Monday, September 14, 2009

Cormorants, and the evolution of birds

I thought the bird I saw on Coogee beach was somewhat duck-like in size and shape - except that it held its chest high, and had a sharp beak and rather large webbed feet.  Obviously a fisher.  It was entirely black (including feet), save yellow markings around the eyes.


It was actually a Great Cormorant (Phalacrocorax carbo), a widespread native to Australia.

Birds are most closely related to crocodilians, in the dinosaur clade archosauromorpha.  (Reptiles, thus, are paraphyletic - not really a true, complete evolutionary grouping, and rather just a description).

But let's take it from the top.  Or, at least, the beginning of the mesozoic (the "middle", or dinosaur era of 250 - 65 million years ago).  Archeosaurs (the precursor group to archosauromorphs) arguably became more successful at the time than synapsids (mammal ancestors) because they were better suited to the dryness of the Triassic period (250 - 200mya).  They included dinosaurs, crocodilians, and the ancestors of birds.  Crocodilians first appeared about 84mya (late Cretaceous).  Modern birds (neornithes: feathers, no teeth, hard eggs, several flight adaptions) evolved into a variety of forms in the Cretaceous (145-65mya).  The two bird groupings, palaognathae (comprising ratites - most of the flightless birds - plus the barely-flying tinamous) and neognathae (the rest) probably arose before the KT meteor event of 65mya, but radiated into the numerous different species mostly afterwards.

Now, the reason that cormorant looked a bit duck-like to me was its webbed feet and the shape and size of its body.  But they are not related at all.  Cormorants have been grouped together as pelecaniformes (which includes the pelican's family pelicanidae), while ducks are in the anseriforme order.

Although Colin Tudge (in The Variety Of Life) is happy enough with the cormorant's above classification, Wikipedia casts doubt on pelecaniformes being a true clade (that is, a single complete evolutionary grouping), and suggests phalacrocoraciformes as a more properly monophyletic clade.  The issue here is that the pelecaniforme was used to encompass all birds with fully four webbed toes.  But as we know, classification based on such a stark physical trait is dangerous, since the various species could easily have evolved separately but convergently.  If the purpose (webbed feet for paddling) is so clearly useful, that evolutionary change could have happened several times, several locations.

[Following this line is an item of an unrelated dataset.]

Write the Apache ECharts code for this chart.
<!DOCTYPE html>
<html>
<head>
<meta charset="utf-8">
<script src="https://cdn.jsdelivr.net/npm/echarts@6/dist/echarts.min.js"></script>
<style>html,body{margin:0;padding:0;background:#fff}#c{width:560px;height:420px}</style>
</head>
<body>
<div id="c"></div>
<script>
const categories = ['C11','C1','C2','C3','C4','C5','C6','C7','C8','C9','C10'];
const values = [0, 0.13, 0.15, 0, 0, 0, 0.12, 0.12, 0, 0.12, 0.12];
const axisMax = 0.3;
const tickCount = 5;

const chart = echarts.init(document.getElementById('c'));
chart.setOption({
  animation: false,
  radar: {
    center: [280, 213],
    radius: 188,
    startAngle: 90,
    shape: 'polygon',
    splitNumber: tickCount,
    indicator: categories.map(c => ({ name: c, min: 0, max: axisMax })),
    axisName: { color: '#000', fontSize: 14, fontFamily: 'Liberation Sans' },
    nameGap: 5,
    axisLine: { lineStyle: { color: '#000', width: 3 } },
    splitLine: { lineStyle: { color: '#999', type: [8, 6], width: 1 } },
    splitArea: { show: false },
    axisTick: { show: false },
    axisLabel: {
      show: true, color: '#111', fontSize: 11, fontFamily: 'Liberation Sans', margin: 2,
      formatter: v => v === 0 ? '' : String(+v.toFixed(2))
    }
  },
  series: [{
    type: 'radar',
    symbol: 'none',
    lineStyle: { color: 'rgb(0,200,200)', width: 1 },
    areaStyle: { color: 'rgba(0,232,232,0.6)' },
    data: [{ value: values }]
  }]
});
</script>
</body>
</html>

The names cormorant and shag are sometimes used interchangeably, but even when each is called by its proper name, there is no consistency between them.  Their collected family name is Phalacrocoracidae - but the discussion there concludes that this is not one consistent evolutionary grouping.

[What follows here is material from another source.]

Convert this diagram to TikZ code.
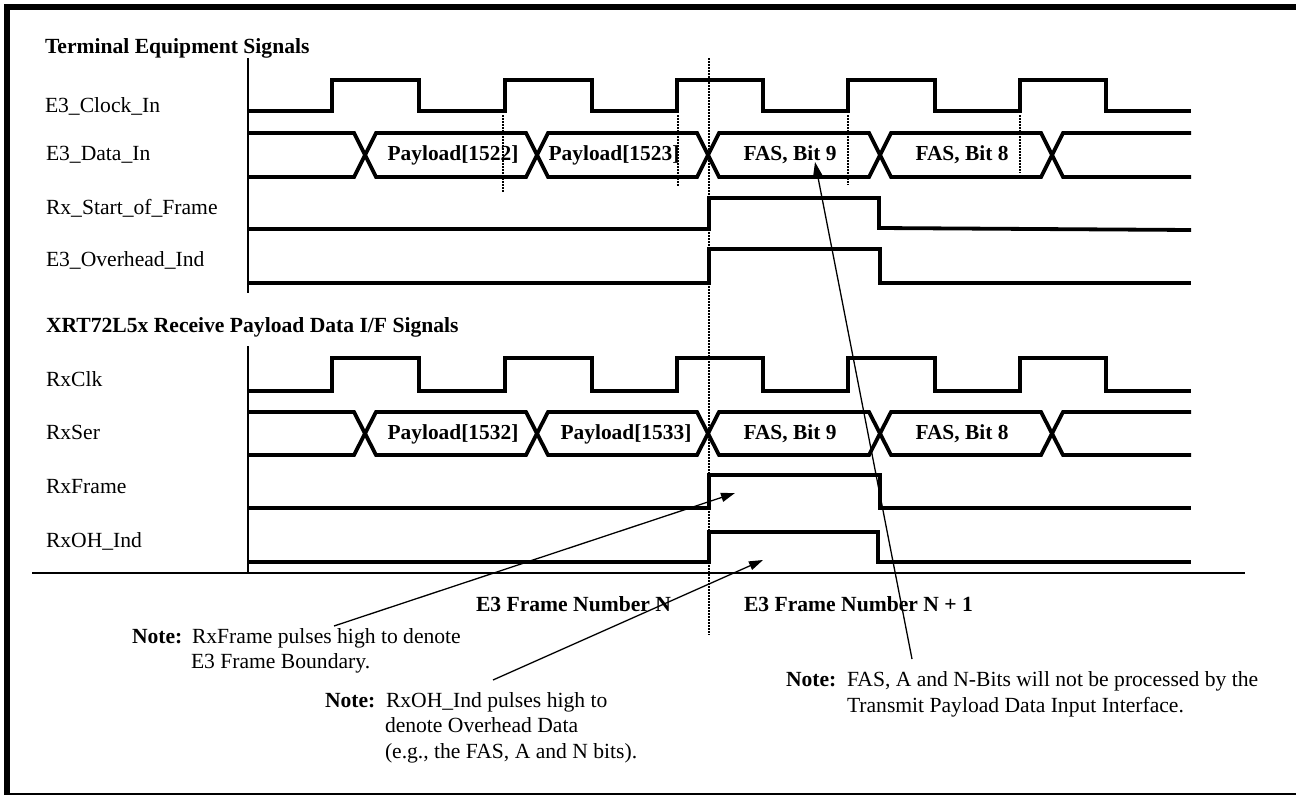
\documentclass[tikz,border=0pt]{standalone}
\usepackage{fontspec}
\setmainfont{Liberation Serif}
\usetikzlibrary{arrows.meta}
\begin{document}
\begin{tikzpicture}[x=1pt,y=-1pt,
  every node/.style={inner sep=0pt,outer sep=0pt},
  sig/.style={line width=3.8pt},
  thinline/.style={line width=1.4pt},
  dotline/.style={line width=1.5pt,dash pattern=on 1.5pt off 1.5pt},
  arr/.style={line width=1.3pt,-{Triangle[length=14pt,width=9pt]}},
  lab/.style={anchor=base west,font=\fontsize{21.6}{25}\selectfont},
  blab/.style={anchor=base west,font=\fontsize{21.6}{25}\selectfont\bfseries},
  cell/.style={anchor=base,font=\fontsize{21.4}{25}\selectfont\bfseries}]
\useasboundingbox (0,0) rectangle (1296,795);
% frame
\draw[line width=6pt] (7,795) -- (7,7) -- (1296,7);
\draw[line width=1.3pt] (7,794) -- (1296,794);
% titles
\node[blab] (t1) at (45,53) {Terminal Equipment Signals};
\node[blab] (t2) at (46,332) {XRT72L5x Receive Payload Data I/F Signals};
% labels
\node[lab] (l1) at (45,112) {E3\_Clock\_In};
\node[lab] (l2) at (46,160) {E3\_Data\_In};
\node[lab] (l3) at (46,214) {Rx\_Start\_of\_Frame};
\node[lab] (l4) at (46,266) {E3\_Overhead\_Ind};
\node[lab] (l5) at (46,386) {RxClk};
\node[lab] (l6) at (46,439) {RxSer};
\node[lab] (l7) at (46,493) {RxFrame};
\node[lab] (l8) at (46,547) {RxOH\_Ind};
% axes
\draw[thinline] (248,58) -- (248,293);
\draw[thinline] (248,346) -- (248,573);
\draw[thinline] (32,573) -- (1245,573);
% dotted
\draw[dotline] (709,58) -- (709,635);
\draw[dotline] (503,115) -- (503,192);
\draw[dotline] (678,115) -- (678,186);
\draw[dotline] (848,115) -- (848,185);
\draw[dotline] (1020,115) -- (1020,173);
% clocks
\foreach \lo/\hi in {111/80, 391/358}{
\draw[sig] (248,\lo) -- (332,\lo) -- (332,\hi) -- (419,\hi) -- (419,\lo) -- (505,\lo) -- (505,\hi) -- (592,\hi) -- (592,\lo) -- (677,\lo) -- (677,\hi) -- (763,\hi) -- (763,\lo) -- (848,\lo) -- (848,\hi) -- (935,\hi) -- (935,\lo) -- (1020,\lo) -- (1020,\hi) -- (1106,\hi) -- (1106,\lo) -- (1191,\lo);
}
% buses
\foreach \tp/\bt in {133/177, 412/455}{
\draw[sig] (248,\tp) -- (354,\tp) -- (376,\bt) -- (526,\bt) -- (548,\tp) -- (697,\tp) -- (719,\bt) -- (869,\bt) -- (891,\tp) -- (1041,\tp) -- (1063,\bt) -- (1191,\bt);
\draw[sig] (248,\bt) -- (354,\bt) -- (376,\tp) -- (526,\tp) -- (548,\bt) -- (697,\bt) -- (719,\tp) -- (869,\tp) -- (891,\bt) -- (1041,\bt) -- (1063,\tp) -- (1191,\tp);
}
% bus texts
\node[cell] (d1) at (453,160) {Payload[1522]};
\node[cell] (d2) at (614,160) {Payload[1523]};
\node[cell] (d3) at (790,160) {FAS, Bit 9};
\node[cell] (d4) at (962,160) {FAS, Bit 8};
\node[cell] (s1) at (453,439) {Payload[1532]};
\node[cell] (s2) at (626,439) {Payload[1533]};
\node[cell] (s3) at (790,439) {FAS, Bit 9};
\node[cell] (s4) at (962,439) {FAS, Bit 8};
% pulses
\draw[sig] (248,229) -- (709,229) -- (709,198) -- (879,198) -- (879,228) -- (1191,230);
\draw[sig] (248,283) -- (709,283) -- (709,249) -- (880,249) -- (880,283) -- (1191,283);
\draw[sig] (248,508) -- (709,508) -- (709,475) -- (880,475) -- (880,508) -- (1191,508);
\draw[sig] (248,562) -- (709,562) -- (709,532) -- (878,532) -- (878,562) -- (1191,562);
% frame numbers
\node[blab] (fn1) at (476,611) {E3 Frame Number N};
\node[blab] (fn2) at (744,611) {E3 Frame Number N + 1};
% notes
\node[blab] (n1a) at (132,643) {Note:};
\node[lab] (n1b) at (192,643) {RxFrame pulses high to denote};
\node[lab] (n1c) at (191,668) {E3 Frame Boundary.};
\node[blab] (n2a) at (325,707) {Note:};
\node[lab] (n2b) at (386,707) {RxOH\_Ind pulses high to};
\node[lab] (n2c) at (385,732) {denote Overhead Data};
\node[lab] (n2d) at (385,758) {(e.g., the FAS, A and N bits).};
\node[blab] (n3a) at (786,686) {Note:};
\node[lab] (n3b) at (847,686) {FAS, A and N-Bits will not be processed by the};
\node[lab] (n3c) at (847,712) {Transmit Payload Data Input Interface.};
% arrows
\coordinate (a1s) at (334,626);
\coordinate (a1e) at (735,493);
\coordinate (a2s) at (493,680);
\coordinate (a2e) at (763,560);
\coordinate (a3s) at (912,659);
\coordinate (a3e) at (815,162);
\draw[arr] (a1s) -- (a1e);
\draw[arr] (a2s) -- (a2e);
\draw[arr] (a3s) -- (a3e);
\end{tikzpicture}
\end{document}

The cormorant I encountered was not well, if it was so near humans.  It was wandering around, not flying, and unlike the one above had most of its tail feathers missing - and appeared far too tame for its own good.  It and kids were a danger to each other.  I contacted the wildlife rescue organisation WIRES, who recommended taking it to a vet that was on the Wires register; so I took it to Struggletown in Randwick.  Unfortunately, it died within the next two days - as a result of lead poisoning.  How?  Unknown, and this was not the first bird specimen to be sent off for analysis for this issue.  Also not known what the missing tailfeathers had to do with its plight.  I was told the apparent tameness was due to lack of interaction with humans.  Still, it was the indirect effect of human activity that got it in the end.